Jane Bunnett and the Spirits of Havana brought a latin element to the day by way of the music of Cuba. Jane Bunnett on soprano sax and flute was joined by husband Larry Cramer on trumpet, Hilario Duran on piano, Charles Flores on bass, Francois Zayas on drums and Mauricio Herrara on congas. The set consisted of music from Cuba in various tempos and provided a showcase for the talented Cuban musicians in her group. As a player, Bunnett has creative improvisational skills on both instruments and is able to demonstrate her deep connection with the rhythms and culture of Cuba. Cramer is equally connected and displays it ably on both trumpet and flugelhorn.

Headlined as "Clarinetwork—Benny Goodman and Beyond, the Anat Cohen Quartet with Anat Cohen on clarinet, Benny Green on piano, Barak Mori on bass and Obed Calvaire on drums set the tone for their set with the first number, "Sweet Georgia Brown." With Green's flying fingers on his piano solo, Mori swinging on bass and Cohen showing her dexterity and improvisational skills, the group let the audience share their enjoyment of the music they were making. Their version of "Lullaby of the Leaves," another Goodman standby, followed. But one of the highlights of the set was the ballad "Poor Butterfly" where Green's chords behind Cohen and his single line solo almost sounded like a vibraphone (creating the illusion that Lionel Hampton was somewhere in the group). Cohen's solo on this one was also impressive. A very, very fast rendition of "After You've Gone" had Cohen racing on the clarinet, Green delivering a set-stopping fiery solo, and Calvaire's drums getting a good workout and produced a standing ovation from the crowd. The set closed with a very soulful "Body and Soul." This was one of the magic moments of the festival where everyone on the stage and everyone in the audience really enjoyed themselves.

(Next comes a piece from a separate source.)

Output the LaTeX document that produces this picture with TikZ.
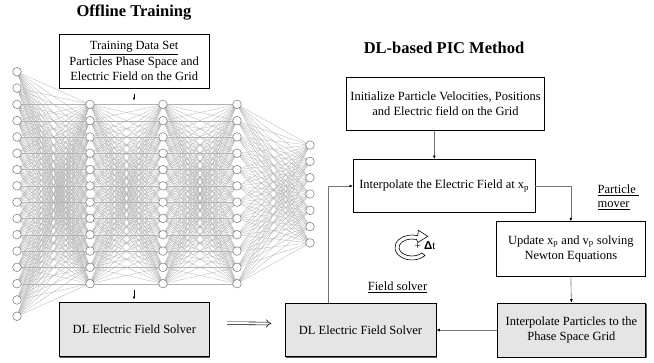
\documentclass[tikz,border=0pt]{standalone}
\usepackage{fontspec}
\setmainfont{Liberation Serif}
\usetikzlibrary{arrows.meta,calc,shadows}

\begin{document}
\begin{tikzpicture}[x=1pt,y=-1pt,
  neuron/.style={circle,draw=black!55,fill=white,line width=0.5pt,minimum size=8.6pt,inner sep=0pt},
  synapse/.style={draw=black!30,line width=0.3pt},
  box/.style={draw=black,line width=0.75pt,fill=white,inner sep=0pt,align=center,
    font=\fontsize{12.5}{15.4}\selectfont},
  graybox/.style={box,fill=black!10,
    drop shadow={shadow xshift=1.1pt,shadow yshift=-1.1pt,fill=black!65,opacity=1}},
  conn/.style={draw=black!55,line width=0.6pt,-{Latex[length=3.4pt,width=2.8pt,fill=black,color=black]}},
  tinyarrow/.style={draw=black,line width=0.5pt,-{Latex[length=3pt,width=2.6pt]}},
  bigarrow/.style={draw=black,line width=0.55pt,double,double distance=2.2pt,-{Implies[length=4pt]}},
  title/.style={font=\fontsize{16.5}{19}\selectfont\bfseries},
  tag/.style={font=\fontsize{12.5}{14}\selectfont,align=left,inner sep=0pt}
]
\useasboundingbox (0,0) rectangle (654,362);

% ---------------- network (offline training) ----------------
\foreach \L/\x/\n in {1/17/16, 2/90/12, 3/163/12, 4/237/12, 5/310/7} {
  \foreach \i in {1,...,\n} {
    \coordinate (n\L-\i) at (\x, {194+(\i-(\n+1)/2)*16.3});
  }
}
\foreach \a/\na/\b/\nb in {1/16/2/12, 2/12/3/12, 3/12/4/12, 4/12/5/7} {
  \foreach \i in {1,...,\na} {
    \foreach \j in {1,...,\nb} {
      \draw[synapse] (n\a-\i) -- (n\b-\j);
    }
  }
}
\foreach \L/\n in {1/16, 2/12, 3/12, 4/12, 5/7} {
  \foreach \i in {1,...,\n} {
    \node[neuron] (u\L-\i) at (n\L-\i) {};
  }
}

\node[title] (t1) at (134,13) {Offline Training};
\node[box,minimum width=149.7pt,minimum height=54pt] (train) at (134.15,61.3)
  {\underline{Training Data Set}\\Particles Phase Space and\\Electric Field on the Grid};
\coordinate (ta) at (134,93.5);
\coordinate (tb) at (134,100.5);
\draw[tinyarrow] (ta) -- (tb);

\coordinate (sa) at (134,289.5);
\coordinate (sb) at (134,299.5);
\draw[tinyarrow] (sa) -- (sb);
\node[graybox,minimum width=150pt,minimum height=54pt] (dl1) at (134.3,329.7)
  {DL Electric Field Solver};

% ---------------- DL-based PIC loop ----------------
\node[title] (t2) at (444,48) {DL-based PIC Method};
\node[box,minimum width=197.6pt,minimum height=53.4pt] (init) at (445.5,104)
  {Initialize Particle Velocities, Positions\\and Electric field on the Grid};
\node[box,minimum width=181.7pt,minimum height=53.4pt] (interp) at (444.15,186)
  {Interpolate the Electric Field at x\textsubscript{p}};
\node[box,minimum width=148.3pt,minimum height=54.3pt] (update) at (570.85,248.85)
  {Update x\textsubscript{p} and v\textsubscript{p} solving\\Newton Equations};
\node[graybox,minimum width=148.3pt,minimum height=54pt] (interpP) at (571.4,330)
  {Interpolate Particles to the\\Phase Space Grid};
\node[graybox,minimum width=151pt,minimum height=53.4pt] (dl2) at (360.5,330)
  {DL Electric Field Solver};

\draw[conn] ([xshift=-11.2pt]init.south) -- ([xshift=-11.2pt]init.south |- interp.north);
\draw[conn] (interp.east) -| (update.north);
\draw[conn] (update.south) -- (interpP.north);
\draw[conn] (interpP.west) -- (dl2.east);
\draw[conn] ([xshift=-32.2pt]dl2.north) |- (interp.west);

\draw[bigarrow] ([shift={(17.4,-6.5)}]dl1.east) -- ([shift={(-13.3,-6.5)}]dl2.west);

\node[tag,anchor=west] (pm) at (597.5,197) {\underline{Particle\ }\\\underline{mover}};
\node[tag] (fs) at (397.5,287) {\underline{Field solver}};

% time-step loop symbol: hollow C-shaped arrow
\draw[black,line width=0.6pt,fill=white]
  (425.0,255.5) arc[start angle=40,end angle=290,x radius=17,y radius=12.5]
  -- (418.3,230.3) -- (427.8,236.3) -- (418.0,242.4)
  -- (416.45,239.5) arc[start angle=290,end angle=40,x radius=13,y radius=8.5]
  -- cycle;
\node[font=\fontsize{11.5}{13}\selectfont,anchor=west,inner sep=0pt] (dt) at (414.5,245.5)
  {+ {\fontspec{Liberation Sans}\bfseries Δ}t};
\end{tikzpicture}
\end{document}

The last act of this year's Litchfield Jazz Festival actually was a world music group, not a jazz group. The trio comprised of Bela Fleck on banjo, Zakir Hussain on tablas and Edgar Meyer. These three, who individually are virtuoso musicians, joined together to deliver a set of Indian-oriented compositions. With Fleck's banjo dexterity, Meyer's arco bass playing sounding almost like a sitar and Hussain's skillful tabla playing, they produced an atmosphere in which Ravi Shankar would have felt at home. It was a calm, quiet ending to all of the activity of the weekend.

It would be remiss not to mention that all through the weekend, there were also performances by talented students from the Litchfield Jazz Camp in the Second Stage tent and various clinics held on the school grounds.

The 15th Anniversary of the Litchfield Jazz Festival ran smoothly and on time, thanks to the organizational skills of its staff and its volunteers. Once again, executive artistic director and founder Vita West Muir has pulled the remarkable rabbit out of her hat and put together a weekend to further the cause of this wonderful music we call jazz. Bravo!!